まずは従来機、つまり直流点火のU・BROS-300を試聴。昨年の収録を彷彿させるキレの良さとスケール感の同居したサウンドを聴かせて頂きました。
そしてその後、今日のメインディッシュであるU・BROS-300AHがいよいよ登場です。

AHは”Alternating current Heating”…まさに交流点火であることを明示的に謳った製品である証。この300AHが凄いのはこのノイズ低減プロセスをDSPつまりデジタルドメインで行っている点です。交流点火でありながらデジタル技術を駆使し直流点火同等の残留ノイズを達成されているところが空前絶後の作品であると言われる所以です。
DSP方式による残留ノイズ低減の技術的要諦は
こちらをご参照下さい。この技術を実用化(特許出願中)したのが上の写真のクロステック八子さんその人です。真空管アンプをデジタルで制御…それだけで拒否反応を示す方も或いはおられるかもしれません。しかし心配はご無用。藤原さんも八子さんもオーディオマインド溢れるエンジニアですので定量指標のために定性(官能)評価を犠牲にすることは決してありません。
つまり
① すべてのデジタル処理を1チップの DSP(AD,DA 内蔵)マイコン内で行ない、インターフェースポートはアナログドメインで動作しデジタル信号は外部へ出力しない
② ハム雑音消去信号は直熱管のハム発生箇所に注入し、この信号が他の増幅回路に流れることがない
ことが特筆すべき事項です。つまり音質的な背反事項は皆無なのです。事実直流点火のU・BROS300と同300AHを同音源,同ゲインで比較試聴すると明らかな中低域の厚みや音触(音の手触り)のリアリズムが向上し300Bの美点(魅力)が数段向上して感じられます。

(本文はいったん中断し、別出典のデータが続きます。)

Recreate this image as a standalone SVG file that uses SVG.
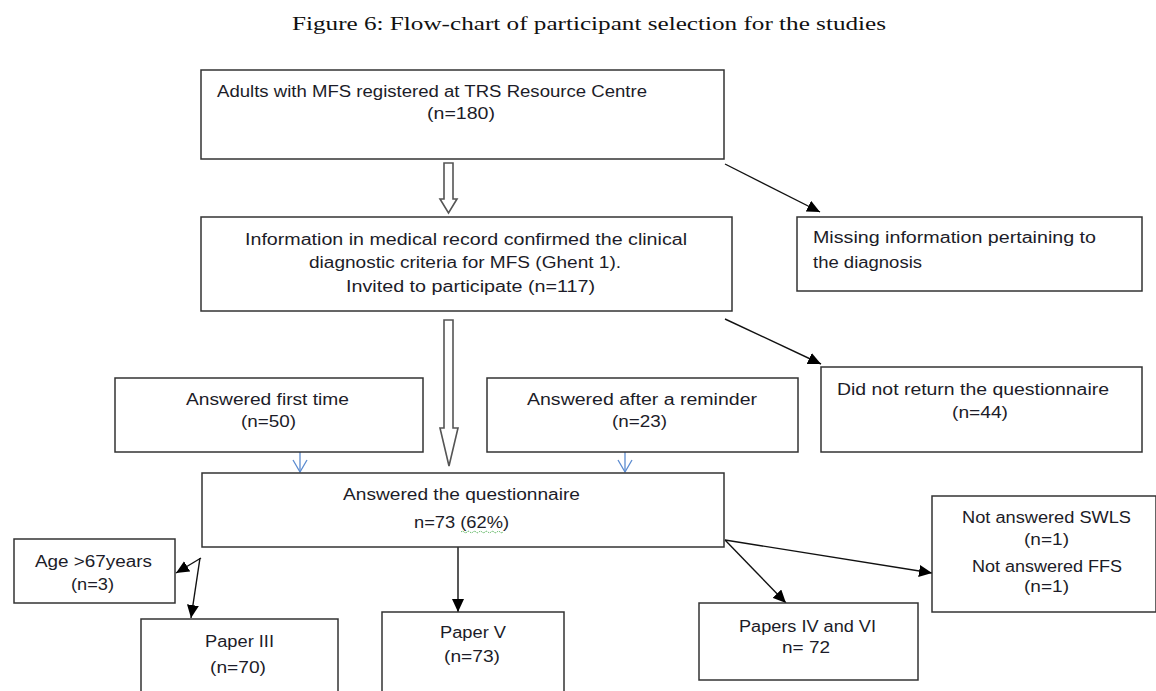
<svg xmlns="http://www.w3.org/2000/svg" width="1156" height="691" viewBox="0 0 1156 691">
<style>
.box{fill:#fff;stroke:#333;stroke-width:1.5}
.t{font-family:"Liberation Sans",Arial,sans-serif;font-size:16px;fill:#1c1c28}
.title{font-family:"Liberation Serif","Times New Roman",serif;font-size:18px;fill:#111}
.c{stroke:#111;stroke-width:1.4;fill:none}
.b{stroke:#5b8bd0;stroke-width:1.3;fill:none}
.hollow{fill:#fff;stroke:#555;stroke-width:1.6}
</style>
<defs>
<marker id="ah" markerUnits="userSpaceOnUse" markerWidth="14" markerHeight="12" refX="13" refY="6" orient="auto">
<path d="M0,0 L13,6 L0,12 Z" fill="#000"/>
</marker>
<marker id="bv" markerUnits="userSpaceOnUse" markerWidth="16" markerHeight="18" refX="13" refY="8" orient="auto">
<path d="M1,1 L13,8 L1,15" fill="none" stroke="#5b8bd0" stroke-width="1.3"/>
</marker>
</defs>
<rect width="1156" height="691" fill="#fff"/>
<text class="title" x="292" y="30" textLength="594" lengthAdjust="spacingAndGlyphs">Figure 6: Flow-chart of participant selection for the studies</text>

<g id="connectors">
<path class="hollow" d="M444,163 H453 V199 H457 L448.5,213 L440,199 H444 Z"/>
<path class="hollow" d="M444,320 H453 V428 H458 L449,466 L440,428 H444 Z"/>
<line class="c" x1="725" y1="164" x2="820" y2="212" marker-end="url(#ah)"/>
<line class="c" x1="725" y1="319" x2="821" y2="364" marker-end="url(#ah)"/>
<line class="b" x1="300" y1="452" x2="300" y2="472" marker-end="url(#bv)"/>
<line class="b" x1="625" y1="452" x2="625" y2="472" marker-end="url(#bv)"/>
<line class="c" x1="201" y1="558" x2="176" y2="573" marker-end="url(#ah)"/>
<line class="c" x1="200" y1="558" x2="191" y2="618" marker-end="url(#ah)"/>
<line class="c" x1="458" y1="547" x2="458" y2="612" marker-end="url(#ah)"/>
<line class="c" x1="725" y1="540" x2="786" y2="603" marker-end="url(#ah)"/>
<line class="c" x1="725" y1="540" x2="932" y2="573" marker-end="url(#ah)"/>
</g>

<g id="n_adults">
<rect class="box" x="201" y="70" width="523" height="89"/>
<text class="t" x="217" y="97" textLength="430" lengthAdjust="spacingAndGlyphs">Adults with  MFS registered at TRS Resource Centre</text>
<text class="t" x="427" y="119" textLength="68" lengthAdjust="spacingAndGlyphs">(n=180)</text>
</g>

<g id="n_info">
<rect class="box" x="201" y="217" width="531" height="94"/>
<text class="t" x="245" y="245" textLength="442" lengthAdjust="spacingAndGlyphs">Information  in medical record confirmed the clinical</text>
<text class="t" x="309" y="268" textLength="312" lengthAdjust="spacingAndGlyphs">diagnostic criteria for MFS (Ghent 1).</text>
<text class="t" x="346" y="292" textLength="249" lengthAdjust="spacingAndGlyphs">Invited to participate  (n=117)</text>
</g>

<g id="n_missing">
<rect class="box" x="797" y="217" width="345" height="74"/>
<text class="t" x="813" y="243" textLength="283" lengthAdjust="spacingAndGlyphs">Missing information pertaining to</text>
<text class="t" x="813" y="268" textLength="109" lengthAdjust="spacingAndGlyphs">the diagnosis</text>
</g>

<g id="n_noreturn">
<rect class="box" x="821" y="367" width="321" height="85"/>
<text class="t" x="837" y="395" textLength="272" lengthAdjust="spacingAndGlyphs">Did not return the questionnaire</text>
<text class="t" x="952" y="418" textLength="56" lengthAdjust="spacingAndGlyphs">(n=44)</text>
</g>

<g id="n_first">
<rect class="box" x="115" y="378" width="308" height="74"/>
<text class="t" x="186" y="405" textLength="163" lengthAdjust="spacingAndGlyphs">Answered first time</text>
<text class="t" x="241" y="427" textLength="55" lengthAdjust="spacingAndGlyphs">(n=50)</text>
</g>

<g id="n_reminder">
<rect class="box" x="487" y="378" width="311" height="74"/>
<text class="t" x="527" y="405" textLength="230" lengthAdjust="spacingAndGlyphs">Answered after a reminder</text>
<text class="t" x="612" y="427" textLength="55" lengthAdjust="spacingAndGlyphs">(n=23)</text>
</g>

<g id="n_answered">
<rect class="box" x="202" y="473" width="522" height="74"/>
<text class="t" x="343" y="500" textLength="237" lengthAdjust="spacingAndGlyphs">Answered the questionnaire</text>
<text class="t" x="414" y="528" textLength="95" lengthAdjust="spacingAndGlyphs">n=73 (62%)</text>
<path d="M461,532 q1.5,-1.5 3,0 t3,0 t3,0 t3,0 t3,0 t3,0 t3,0 t3,0 t3,0 t3,0 t3,0 t3,0 t3,0 t3,0" fill="none" stroke="#4caf50" stroke-width="1" stroke-dasharray="1.5 1"/>
</g>

<g id="n_age">
<rect class="box" x="14" y="539" width="161" height="64"/>
<text class="t" x="35" y="567" textLength="117" lengthAdjust="spacingAndGlyphs">Age &gt;67years</text>
<text class="t" x="71" y="590" textLength="43" lengthAdjust="spacingAndGlyphs">(n=3)</text>
</g>

<g id="n_paper3">
<rect class="box" x="141" y="619" width="197" height="90"/>
<text class="t" x="205" y="647" textLength="69" lengthAdjust="spacingAndGlyphs">Paper III</text>
<text class="t" x="210" y="673" textLength="56" lengthAdjust="spacingAndGlyphs">(n=70)</text>
</g>

<g id="n_paper5">
<rect class="box" x="382" y="612" width="182" height="95"/>
<text class="t" x="440" y="638" textLength="66" lengthAdjust="spacingAndGlyphs">Paper V</text>
<text class="t" x="444" y="662" textLength="56" lengthAdjust="spacingAndGlyphs">(n=73)</text>
</g>

<g id="n_papers46">
<rect class="box" x="699" y="603" width="219" height="77"/>
<text class="t" x="739" y="632" textLength="137" lengthAdjust="spacingAndGlyphs">Papers IV and VI</text>
<text class="t" x="782" y="653" textLength="48" lengthAdjust="spacingAndGlyphs">n= 72</text>
</g>

<g id="n_notanswered">
<rect class="box" x="932" y="496" width="224" height="116"/>
<text class="t" x="962" y="523" textLength="169" lengthAdjust="spacingAndGlyphs">Not answered SWLS</text>
<text class="t" x="1024" y="545" textLength="45" lengthAdjust="spacingAndGlyphs">(n=1)</text>
<text class="t" x="972" y="572" textLength="150" lengthAdjust="spacingAndGlyphs">Not answered FFS</text>
<text class="t" x="1024" y="592" textLength="45" lengthAdjust="spacingAndGlyphs">(n=1)</text>
</g>
</svg>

一部の直流点火300Bアンプに見られる”きれいな音だけど平板に感ずる音”でもなければ”音の表面がツルンとして300Bならではの豊かな倍音感が損なわれる”こともなく、且つ一般の直流点火同等の残留ノイズを達成しているところがU・BROS300AHがオンリーワンの存在である所以。1時間の収録ではこのアンプの魅力を語り尽くすことは決して出来ませんが、是非とも改めてお手合わせをお願いしたいと思わせる逸品でありました。
音は人なり…尊敬する大先輩が創りあげ示した新たな真空管アンプの地平。これからもUESUGIから目が離せません。